Tagline: Right before your eyes and beyond your wildest dreams.
In Bluth's first movie, a widowed mouse named Mrs. Brisby does what she can to move her home, a stone block, before humans invade her place with a tractor. To do that, she must find help from a comic, love-seeking crow and a group of very smart rats from NIMH, the National Institute of Mental Health. In order to get the task done, she must see the leader of the rats, an old magician named Nicodemus, for a glowing red amulet that could rescue her home and her children (Martin, Teresa, Cynthia and a sick Timothy). She also learns, from him, a secret about his group that could forever change her life.
The movie was based on Robert C. O'Brien's children's book Mrs. Frisby and the Rats of NIMH. (The main character's name was changed to "Brisby", so that its audiences would not take its sound for the Frisbee toy.)
In spite of its critical success, NIMH gained mediocre attention at the box office, because of a much bigger rival, Steven Spielberg's E. T. (Ironically, Spielberg saw the Bluth movie and asked its director to work on An American Tail, which would come out in 1986.)

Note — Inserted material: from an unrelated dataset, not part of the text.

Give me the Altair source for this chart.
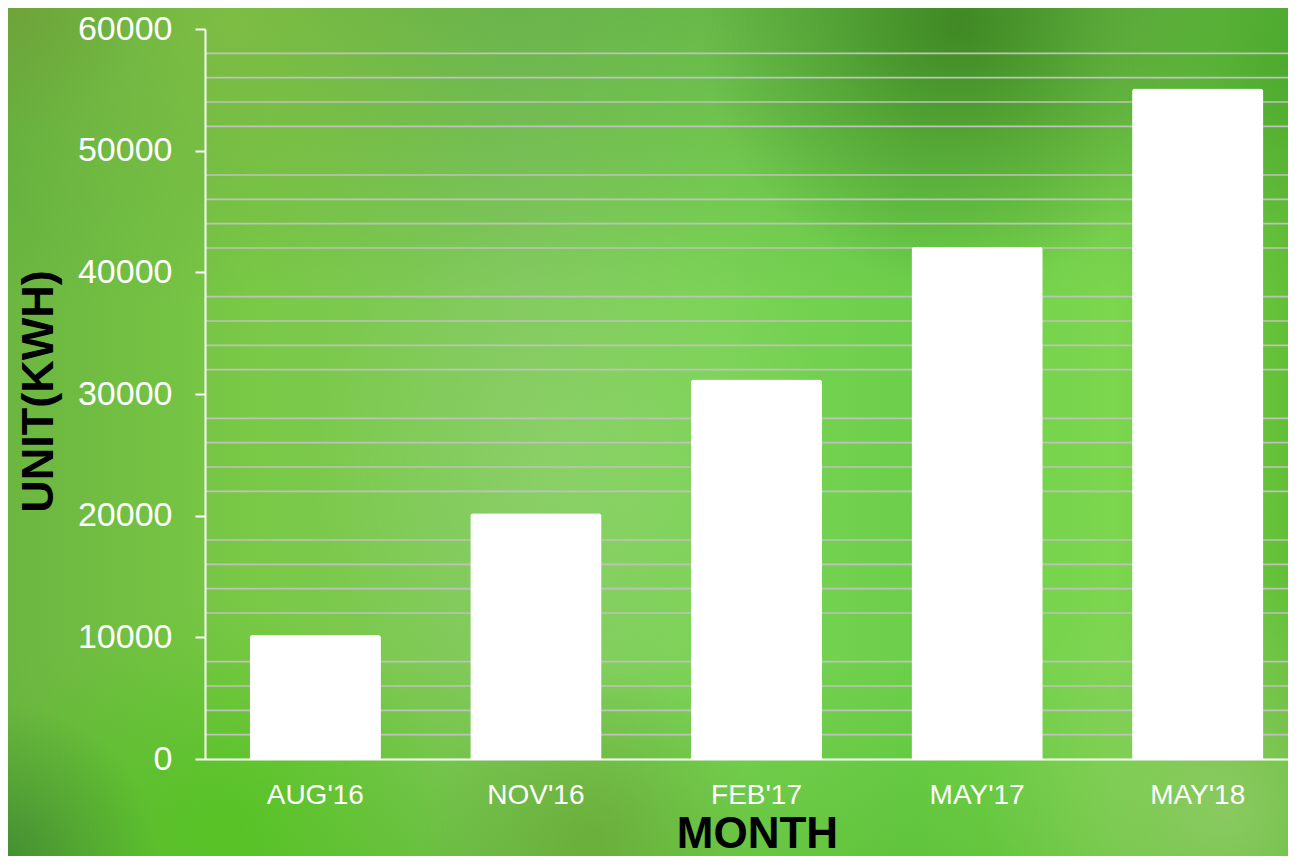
import altair as alt
import pandas as pd

# ---------------- data ----------------
months = ["AUG'16", "NOV'16", "FEB'17", "MAY'17", "MAY'18"]
units = [10200, 20200, 31200, 42100, 55100]
y_ticks = [0, 10000, 20000, 30000, 40000, 50000, 60000]
grid_values = [2000, 4000, 6000, 8000, 12000, 14000, 16000, 18000,
               22000, 24000, 26000, 28000, 32000, 34000, 36000, 38000,
               42000, 44000, 46000, 48000, 52000, 54000, 56000, 58000]

bars_df = pd.DataFrame({"month": months, "units": units})
grid_df = pd.DataFrame({"units": grid_values})
one = pd.DataFrame({"d": [0]})

FONT = "Liberation Sans"
OX, OY = 205, 29          # page coordinates of plot origin
PLOT_W, PLOT_H = 1083, 759 - 29

yscale = alt.Scale(domain=[0, 60000], nice=False, zero=True)
yaxis = alt.Axis(
    values=y_ticks, format="d", title="UNIT(KWH)", titleFont=FONT,
    titleFontSize=45, titleFontWeight="bold", titleColor="black",
    titleAngle=270, titleX=38 - OX, titleY=391 - OY,
    titleAlign="center", titleBaseline="middle",
    labelFont=FONT, labelFontSize=34, labelColor="white",
    labelPadding=23, tickSize=10, tickWidth=2, tickColor="white",
    domainColor="white", domainWidth=2, grid=False, zindex=1)


def deco(px0, py0, px1, py1, fill):
    """Decorative background rectangle given in page pixels."""
    return alt.Chart(one).mark_rect(color=fill, strokeWidth=0).encode(
        x=alt.value(px0 - OX), x2=alt.value(px1 - OX),
        y=alt.value(py0 - OY), y2=alt.value(py1 - OY),
    )


def spot(cx, cy, r, rgb, a):
    c_in = "rgba(%d,%d,%d,%.2f)" % (rgb + (a,))
    c_mid = "rgba(%d,%d,%d,%.2f)" % (rgb + (a * 0.45,))
    c_out = "rgba(%d,%d,%d,0)" % rgb
    g = alt.RadialGradient(
        gradient="radial", x1=0.5, y1=0.5, r1=0, x2=0.5, y2=0.5, r2=0.5,
        stops=[alt.GradientStop(offset=0, color=c_in),
               alt.GradientStop(offset=0.5, color=c_mid),
               alt.GradientStop(offset=1, color=c_out)])
    return deco(cx - r, cy - r, cx + r, cy + r, g)


def lin(stops, x1=0, y1=0, x2=1, y2=0):
    return alt.LinearGradient(
        gradient="linear", x1=x1, y1=y1, x2=x2, y2=y2,
        stops=[alt.GradientStop(offset=o, color=c) for o, c in stops])


background_layers = [
    deco(-10, -10, 1310, 880, lin([
        (0.0, "#6bb540"), (0.2, "#79c946"), (0.4, "#82c95e"),
        (0.55, "#7bd356"), (0.7, "#6ccf4a"), (0.85, "#7cd64e"), (1.0, "#5fbd33")])),
    deco(-10, -10, 1310, 880, lin([
        (0.0, "rgba(85,160,60,0.55)"), (0.35, "rgba(85,160,60,0)"),
        (1.0, "rgba(85,160,60,0)")], x1=0, y1=0, x2=0, y2=1)),
    deco(-10, -10, 1310, 880, lin([
        (0.0, "rgba(80,180,40,0)"), (0.75, "rgba(80,180,40,0)"),
        (1.0, "rgba(80,180,40,0.45)")], x1=0, y1=0, x2=0, y2=1)),
    spot(230, 20, 280, (140, 195, 70), 0.6),
    spot(0, 0, 140, (115, 160, 55), 0.8),
    spot(960, 25, 260, (55, 125, 28), 0.8),
    spot(1290, 60, 170, (65, 165, 38), 0.6),
    spot(575, 470, 260, (150, 215, 115), 0.45),
    spot(225, 830, 230, (80, 195, 30), 0.75),
    spot(0, 864, 160, (60, 130, 50), 0.8),
    spot(590, 840, 170, (105, 160, 50), 0.6),
    spot(1225, 810, 240, (155, 205, 115), 0.7),
]

grid = alt.Chart(grid_df).mark_rule(color="#bfc2bb", strokeWidth=1.6).encode(
    y=alt.Y("units:Q", scale=yscale, axis=yaxis),
    x=alt.value(0), x2=alt.value(1296 - OX),
)

bars = alt.Chart(bars_df).mark_bar(
    color="white", cornerRadiusTopLeft=3, cornerRadiusTopRight=3
).encode(
    x=alt.X("month:N", sort=months,
            scale=alt.Scale(range=[0, 1103], paddingInner=0.405, paddingOuter=0.2025),
            axis=alt.Axis(
                title="MONTH", titleFont=FONT, titleFontSize=44, titleFontWeight="bold",
                titleColor="black", titleX=757 - OX, titleY=88,
                titleAlign="center", titleBaseline="alphabetic",
                labelFont=FONT, labelFontSize=28, labelColor="white", labelAngle=0,
                labelPadding=22, ticks=False, tickSize=0,
                domainColor="white", domainWidth=2, grid=False, zindex=1)),
    y=alt.Y("units:Q", scale=yscale, axis=yaxis),
)

chart = alt.layer(*background_layers, grid, bars).properties(
    width=PLOT_W, height=PLOT_H,
    autosize=alt.AutoSizeParams(type="none"),
    padding={"left": OX - 8, "top": OY - 8, "right": 0, "bottom": 856 - (OY + PLOT_H)},
    background="#66bb44",
).configure_view(stroke=None)

chart.save("out.html", embed_options={"renderer": "svg", "actions": False})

Many fans and critics have called NIMH Don Bluth's most important work. Yet An American Tail and 1997's Anastasia would become, business-wise, his most successful works in later years.
A 1998 direct-to-video sequel, Timmy to the Rescue, has been avoided seriously by fans of the first one, due to its clichés and familiar story. Another one, The Beginning, has been rumoured to come out in 2001; no such movie, however, exists yet.